Technology choices influence both privacy and precision. The selection of algorithms, data schemas, and release formats can shape outcomes significantly. For example, using grid-based spatial units reduces exact geolocation leakage but may blur fine-grained locality signals. Temporal bucketing tighter than a week provides sharper timeliness but increases risk; coarser buckets ease risk but may delay critical alerts. Similarly, selecting appropriate noise levels requires balancing false positives and false negatives in trend detection. By testing multiple configurations in controlled environments, teams can identify a sweet spot that maintains neighborhood nuance while preserving individuals’ anonymity.
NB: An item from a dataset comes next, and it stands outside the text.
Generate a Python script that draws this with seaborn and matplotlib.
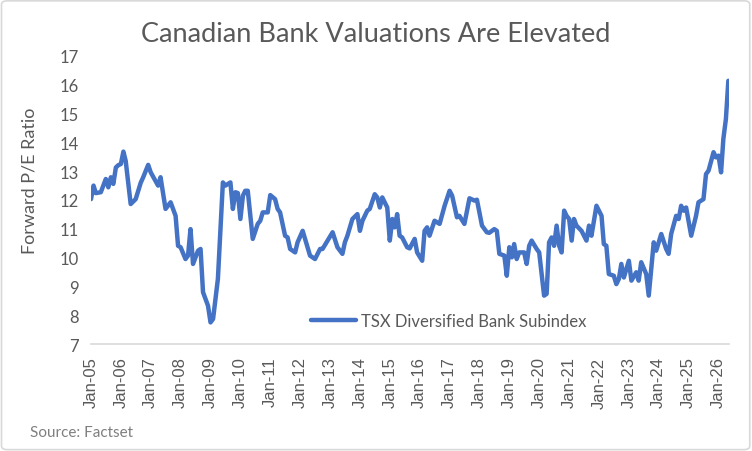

Beyond technical measures, organizations should embed privacy considerations into training and culture. Data practitioners need guidance on recognizing sensitive combinations of attributes and on choosing privacy settings that reflect community tolerance for risk. Regular training on responsible analytics, bias awareness, and ethical data use helps ensure that staff approach geotemporal patterns with humility and accountability. When privacy is part of the core competencies, teams are more likely to design products that support equitable services, avoid stigmatizing neighborhoods, and encourage responsible public discourse around data sharing.
A practical way to preserve neighborhood insights is through multi-layer visualization strategies. Analysts can present aggregated maps at several zoom levels, with explicit indicators of privacy strength at each level. If users request finer granularity, the system can propose alternative views that rely on aggregated neighborhoods or temporal summaries rather than pinpoint locations. Annotations should accompany visuals, clarifying that data are generalized and subject to privacy safeguards. This approach helps decision-makers interpret trends accurately while maintaining a protective boundary around individuals. The result is a set of interpretable insights that respect community privacy and encourage constructive action.
Finally, continuous assessment and adaptation are essential as urban dynamics shift. Population density changes, new infrastructure projects, and evolving common spaces alter complaint patterns. Privacy methods must adapt accordingly, ensuring that data releases remain proportionate to the new risk landscape. Periodic scenario testing, where analysts simulate privacy breaches and assess outcomes, strengthens resilience. Ongoing dialogue with residents ensures that practices reflect lived realities and societal expectations. By treating privacy as an evolving capability rather than a fixed constraint, agencies can sustain neighborhood-level insights that inform policy, resource planning, and public trust without exposing individuals.